My head was out of focus by now. The last thing I remember is my coworker telling me to write down a number she wanted me to call. I feebly wrote down the first six digits before I barely heard her say the last four digits. A dim voice in me pushed me to ask her to repeat what she said. The voice, my internal voice, grew weaker by the second until I could no longer hear it. None of the work was relevant to me anymore, it seemed. I gave up the fight. I felt lightheaded and I don’t know where I got the strength from but I stood up and went to my boss’s desk. I asked to speak with him outside. He studied me for two beats and asked what was wrong. I bit my lip and exhaled a breath to keep from crying as I unlocked the front door and stepped out, hoping he would just trust me and follow me out. I did not want to speak to him within earshot of my coworker.
I told Alan I didn’t think I was the right fit for this job. He seemed to understand. For a minute there, I thought he did. He was cordial about my decision to leave and seemed to emotionally distance himself from my leaving by not giving his opinion on whether I was right or wrong in doing so. He tried to end the conversation then and there by saying he had a lot of work to do and had to go, but I insisted he stay. So then he was explaining that, yes, the job moves very fast and I was expected to move at a rapid pace with multitasking because that’s the nature of how their business runs. Yet I also felt like he was holding me accountable for not being flexible and being able to keep up.
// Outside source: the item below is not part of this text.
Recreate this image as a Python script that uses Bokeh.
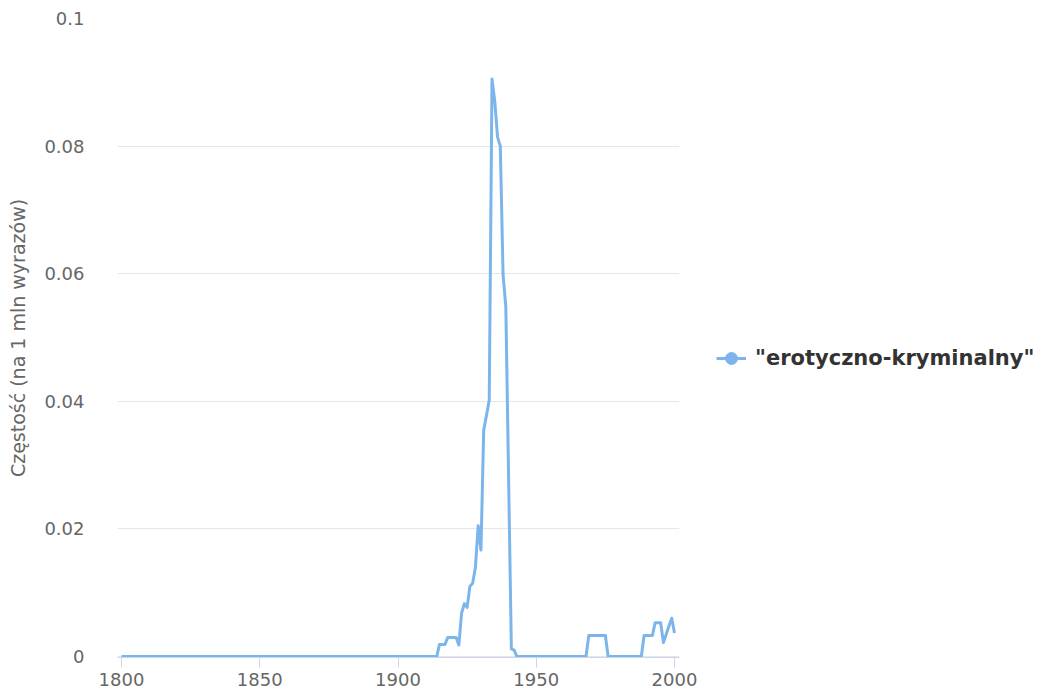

He said they cannot alter the business style to fit my comfort level, especially if how people talk or interact in the office is a bit more abrasive or less polished than I am used to. I understand that, though I tried to explain that I didn’t feel strong enough to be trying to better my anxiety problems and work at a breakneck speed at the same time. He suggested I was making excuses when I’ve been able to come into work every day so far and haven’t actually done anything to ruin the business. I wanted to shout at him, “Do you even know how much it has taken out of me to make myself show up to work every day? Do you know how many times I’ve wanted to just leave?”
I was floored when he said I had mentioned that I am a bit shy and it takes me longer to open up to people. Is this what he thinks I’ve been doing all this time? Being shy? I was most hurt by him accusing me of wanting to not do work or make phone calls on the job. He outright stated that, “Maybe, for some reason, you just don’t like to work.” As if he couldn’t see that my anxiety plus such a fast paced environment with huge expectations wasn’t a dangerous combination for me. I was surprised he stated I used up too much of his time that afternoon (when I confessed to him about my social anxiety) and that he actually had a lot to do when he ended up spending an hour talking to me then. That hurt me. So he was saying I basically wasted his time?
He defended my coworker, and much like his defense that multitasking and being fast is just part of the job, he insisted that her personality is the way it is and perhaps I could use it to see that maybe I need more patience while helping her. Patience, for someone as overbearing as her and an attitude problem like her? Fine, I’ll bite, maybe I could have pulled back from the situation a little and understand she was dealing with a lot of work plus having to help me. But, she also did not need to rip into me and vent her anger onto me. I don’t even want to envision what the rest of my week might have been like under her awful reign had I walked back into that office and shouldered on.
I dread to think of what I will tell my parents about why I quit, and the fallout from my parents having already told several of their friends or family members that I found work. About a week ago, my mom even phoned the guy who referred the job to me in the first place to thank him for his help. What is likely to happen is everyone will assume I am running away from my problems again.
I realize something about myself now that I left the job. I took the job not because I wanted it, but because all this time I’ve felt pressure to maintain a job to meet the unspoken expectations I believe I have to meet. All this summer I moped around the house taking my free time for granted while being depressed about not being able to financially take care of myself. After getting the job and making money, I felt the difference, and that actually, the benefits of money became non-existent to me and what I truly wanted was a job I liked.